The ghost writing by Stephen Templin was top notch—perhaps the best I have read. The book moves, and comes full circle. The thing that Howard pressed home for me more than any of the other SEALs was how important, and how much of a refuge, the sea was, what they called ‘Mother Ocean’.
‘The Smell of Hopelessness’
Howard served in a number of ops in the 1990s, including Desert Shield and Desert Storm, before he went to sniper school. He details the essence of operating in ‘underdeveloped countries’ and assigns a smell, an actual ‘scent’ to hopelessness. The reader gets to meet Howard the man as the dehumanized military façade peals away before the real sorrow of his enemies and the abject poverty of the local noncombatants.
‘Under the Black Cloak of Sunday’
The action in the book mostly transpires in Mogadishu Somalia where Howard and three other SEALs were detailed to capture or take out the warlord Farrah Aidid. He gives an insightful glimpse of a UN operation that was entirely compromised by the press—who had more Pentagon pull than the SEALs—and the scumbag Italian contingent. The U.S. Quick Reaction Force comes off as a joke even though he does not make malicious comments and praises all of his U.S. comrades for their bravery. The Pakistani and other U.N. contingents get high praise as well.
That said the U.S. Forces in Somalia seemed like a Keystone Cops operation. Soldiers were not permitted to have a bullet in the chamber. Hits on Aidid and others were scratched—as if the higher ups were working with the enemy. The heroic friendly Somalis, which was most of them, were assassinated by Aidid’s people with the help of the press and the Italians, and then left behind to be butchered when the inept Clinton clones had screwed the thing up beyond all repair.
In many ways Howard is like a later day American version of Ernst Junger; a soldier who refuses to become a drone, who never checks his humanity at the door. He is at his best as an author-interview subject when he discusses why a sniper should have a belief in a higher power; why atheism is the wrong ethos to bring to sniping. Time and again, he was authorized or even ordered to take shots, and balked based on his Christian convictions, and when he did so, it inevitably turned out to be a shot that should not have been taken: a kid on a roof from an allied family trying to imitate the SEALs, an old man who is only hauling enemy ammo to keep his family from being executed. This perspective is balanced with his duty to his comrades in arms.
A note for all of you manliness guys who are working on resuscitating your reviled gender identity: There are few modern warriors as respected as the SEALs. One of the reasons Howard gives for their field effectiveness being way out of proportion to their numbers and weapons, is that they do not operate according to a strict hierarchy, but as interconnected war-fighters, bound by something greater than rank, and looking to the man who is best at the moment at dealing with the situation at hand, as the leader. This is how most primitive warriors have operated for most of human history and prehistory. Howard drives that point home decisively.

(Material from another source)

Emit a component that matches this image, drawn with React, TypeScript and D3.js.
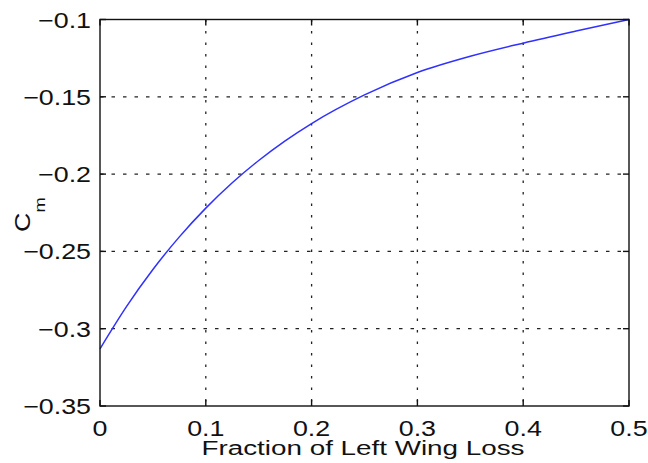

‘In Booger-eater Territory’
If you have read the book or seen the movie Blackhawk Down, you should really read this. SEAL Team Six comes to a crescendo as Howard and his teammates pair up with some Rangers and DELTA operators as part of the hopelessly ill-conceived light caravan through Aidid’s clan territory. This is some of the most gripping firsthand modern battle action I have seen in print.
SEAL Team Six is a topnotch modern war memoir that gives us a snapshot of a U.S. Military of a different era, before the eggheads at the Pentagon realized they were fighting World War Three.